Tax Benefits on Home Loans for Joint Owners
- If a property is jointly owned and both co-owners take a home loan, each can claim interest deduction up to ₹2 lakhs.
- Co-owners can each claim up to ₹1.5 lakhs under Section 80C for principal repayment, stamp duty, and registration charges.
- These deductions are allowed to be claimed in the same ratio as that of the ownership share in the property.
- For claiming deduction like this, both the persons should be co-owners and both should have repaid principal and interest on home loans, stamp duty and registration charges.
Therefore, to claim the tax benefits on the property:
- You must be a co-owner in the property (and)
- You must be a co-borrower for the loan
Therefore, you can avail a larger tax benefit against the interest paid on home loan when the property is jointly owned and your interest outgo exceeds Rs 2 lakh per year.

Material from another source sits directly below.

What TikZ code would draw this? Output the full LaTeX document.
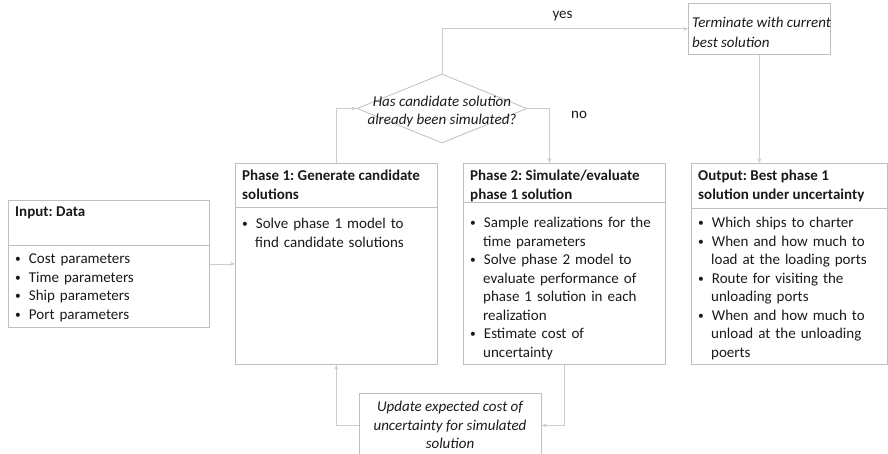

Set-off and Carry Forward of House Property Loss
- Under Old Regime, a maximum of Rs.2 lakhs losses can be set - off against income under other heads.
- Carry forward of losses is also allowed. In subsequent years, the losses can be set-off against income from house property income only.
- Under New Regime, loss under house property cannot be set off under any other head. Carry forward of losses is also not allowed.